▶ [What is asked]: Write the listing below out again exactly, dropping the images.

▶ [Source material]:
===============

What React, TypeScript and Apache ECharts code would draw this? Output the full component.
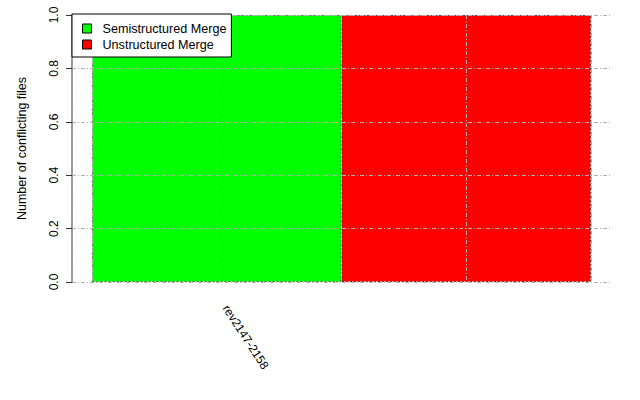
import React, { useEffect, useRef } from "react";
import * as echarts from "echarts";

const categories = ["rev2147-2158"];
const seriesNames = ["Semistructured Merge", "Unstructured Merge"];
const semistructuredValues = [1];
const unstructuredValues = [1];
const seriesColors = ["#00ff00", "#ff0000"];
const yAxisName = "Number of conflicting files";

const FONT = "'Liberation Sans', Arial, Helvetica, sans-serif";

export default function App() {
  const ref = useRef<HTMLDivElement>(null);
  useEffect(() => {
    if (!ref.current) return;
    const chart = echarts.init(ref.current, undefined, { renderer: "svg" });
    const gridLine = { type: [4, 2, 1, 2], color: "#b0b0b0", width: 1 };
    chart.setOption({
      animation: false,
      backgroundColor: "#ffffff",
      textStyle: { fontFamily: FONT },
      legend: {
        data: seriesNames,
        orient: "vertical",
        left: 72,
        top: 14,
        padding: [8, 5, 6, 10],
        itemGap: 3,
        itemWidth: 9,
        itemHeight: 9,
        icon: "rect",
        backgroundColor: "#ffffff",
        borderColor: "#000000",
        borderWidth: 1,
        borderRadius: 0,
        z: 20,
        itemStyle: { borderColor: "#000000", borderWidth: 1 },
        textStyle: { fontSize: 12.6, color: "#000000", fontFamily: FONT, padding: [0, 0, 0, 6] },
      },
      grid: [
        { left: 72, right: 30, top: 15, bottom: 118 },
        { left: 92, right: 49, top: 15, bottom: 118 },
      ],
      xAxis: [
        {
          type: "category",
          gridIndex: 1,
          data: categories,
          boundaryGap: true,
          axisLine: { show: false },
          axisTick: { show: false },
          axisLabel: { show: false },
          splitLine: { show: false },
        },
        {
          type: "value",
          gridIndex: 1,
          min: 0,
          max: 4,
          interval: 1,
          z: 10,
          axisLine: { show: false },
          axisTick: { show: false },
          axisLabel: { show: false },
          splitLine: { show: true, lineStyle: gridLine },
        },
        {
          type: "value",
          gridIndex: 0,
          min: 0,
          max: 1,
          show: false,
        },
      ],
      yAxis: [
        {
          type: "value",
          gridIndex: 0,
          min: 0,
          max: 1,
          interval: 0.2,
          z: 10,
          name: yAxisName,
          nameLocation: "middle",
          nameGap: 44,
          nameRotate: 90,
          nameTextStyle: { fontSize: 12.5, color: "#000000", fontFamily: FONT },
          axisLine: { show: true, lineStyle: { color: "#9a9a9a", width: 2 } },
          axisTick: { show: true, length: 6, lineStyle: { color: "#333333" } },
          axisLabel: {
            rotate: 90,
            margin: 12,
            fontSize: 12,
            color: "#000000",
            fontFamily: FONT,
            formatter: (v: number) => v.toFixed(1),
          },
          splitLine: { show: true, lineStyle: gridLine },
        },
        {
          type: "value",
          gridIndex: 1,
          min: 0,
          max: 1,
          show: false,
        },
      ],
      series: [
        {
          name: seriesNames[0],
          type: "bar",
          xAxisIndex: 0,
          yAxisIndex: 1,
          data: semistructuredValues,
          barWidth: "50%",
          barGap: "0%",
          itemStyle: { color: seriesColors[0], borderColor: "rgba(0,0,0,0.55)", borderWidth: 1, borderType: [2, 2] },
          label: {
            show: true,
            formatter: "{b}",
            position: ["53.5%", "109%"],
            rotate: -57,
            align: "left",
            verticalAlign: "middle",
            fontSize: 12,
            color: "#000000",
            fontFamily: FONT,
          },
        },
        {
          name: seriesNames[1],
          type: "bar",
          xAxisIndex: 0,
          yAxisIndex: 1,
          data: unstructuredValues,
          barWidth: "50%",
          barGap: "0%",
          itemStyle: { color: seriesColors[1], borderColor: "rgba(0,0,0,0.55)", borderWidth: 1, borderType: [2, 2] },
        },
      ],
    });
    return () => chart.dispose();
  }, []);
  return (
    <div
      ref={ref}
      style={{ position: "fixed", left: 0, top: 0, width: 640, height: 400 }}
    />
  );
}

===============

▶ [Correct output]:
What React, TypeScript and Apache ECharts code would draw this? Output the full component.
import React, { useEffect, useRef } from "react";
import * as echarts from "echarts";

const categories = ["rev2147-2158"];
const seriesNames = ["Semistructured Merge", "Unstructured Merge"];
const semistructuredValues = [1];
const unstructuredValues = [1];
const seriesColors = ["#00ff00", "#ff0000"];
const yAxisName = "Number of conflicting files";

const FONT = "'Liberation Sans', Arial, Helvetica, sans-serif";

export default function App() {
  const ref = useRef<HTMLDivElement>(null);
  useEffect(() => {
    if (!ref.current) return;
    const chart = echarts.init(ref.current, undefined, { renderer: "svg" });
    const gridLine = { type: [4, 2, 1, 2], color: "#b0b0b0", width: 1 };
    chart.setOption({
      animation: false,
      backgroundColor: "#ffffff",
      textStyle: { fontFamily: FONT },
      legend: {
        data: seriesNames,
        orient: "vertical",
        left: 72,
        top: 14,
        padding: [8, 5, 6, 10],
        itemGap: 3,
        itemWidth: 9,
        itemHeight: 9,
        icon: "rect",
        backgroundColor: "#ffffff",
        borderColor: "#000000",
        borderWidth: 1,
        borderRadius: 0,
        z: 20,
        itemStyle: { borderColor: "#000000", borderWidth: 1 },
        textStyle: { fontSize: 12.6, color: "#000000", fontFamily: FONT, padding: [0, 0, 0, 6] },
      },
      grid: [
        { left: 72, right: 30, top: 15, bottom: 118 },
        { left: 92, right: 49, top: 15, bottom: 118 },
      ],
      xAxis: [
        {
          type: "category",
          gridIndex: 1,
          data: categories,
          boundaryGap: true,
          axisLine: { show: false },
          axisTick: { show: false },
          axisLabel: { show: false },
          splitLine: { show: false },
        },
        {
          type: "value",
          gridIndex: 1,
          min: 0,
          max: 4,
          interval: 1,
          z: 10,
          axisLine: { show: false },
          axisTick: { show: false },
          axisLabel: { show: false },
          splitLine: { show: true, lineStyle: gridLine },
        },
        {
          type: "value",
          gridIndex: 0,
          min: 0,
          max: 1,
          show: false,
        },
      ],
      yAxis: [
        {
          type: "value",
          gridIndex: 0,
          min: 0,
          max: 1,
          interval: 0.2,
          z: 10,
          name: yAxisName,
          nameLocation: "middle",
          nameGap: 44,
          nameRotate: 90,
          nameTextStyle: { fontSize: 12.5, color: "#000000", fontFamily: FONT },
          axisLine: { show: true, lineStyle: { color: "#9a9a9a", width: 2 } },
          axisTick: { show: true, length: 6, lineStyle: { color: "#333333" } },
          axisLabel: {
            rotate: 90,
            margin: 12,
            fontSize: 12,
            color: "#000000",
            fontFamily: FONT,
            formatter: (v: number) => v.toFixed(1),
          },
          splitLine: { show: true, lineStyle: gridLine },
        },
        {
          type: "value",
          gridIndex: 1,
          min: 0,
          max: 1,
          show: false,
        },
      ],
      series: [
        {
          name: seriesNames[0],
          type: "bar",
          xAxisIndex: 0,
          yAxisIndex: 1,
          data: semistructuredValues,
          barWidth: "50%",
          barGap: "0%",
          itemStyle: { color: seriesColors[0], borderColor: "rgba(0,0,0,0.55)", borderWidth: 1, borderType: [2, 2] },
          label: {
            show: true,
            formatter: "{b}",
            position: ["53.5%", "109%"],
            rotate: -57,
            align: "left",
            verticalAlign: "middle",
            fontSize: 12,
            color: "#000000",
            fontFamily: FONT,
          },
        },
        {
          name: seriesNames[1],
          type: "bar",
          xAxisIndex: 0,
          yAxisIndex: 1,
          data: unstructuredValues,
          barWidth: "50%",
          barGap: "0%",
          itemStyle: { color: seriesColors[1], borderColor: "rgba(0,0,0,0.55)", borderWidth: 1, borderType: [2, 2] },
        },
      ],
    });
    return () => chart.dispose();
  }, []);
  return (
    <div
      ref={ref}
      style={{ position: "fixed", left: 0, top: 0, width: 640, height: 400 }}
    />
  );
}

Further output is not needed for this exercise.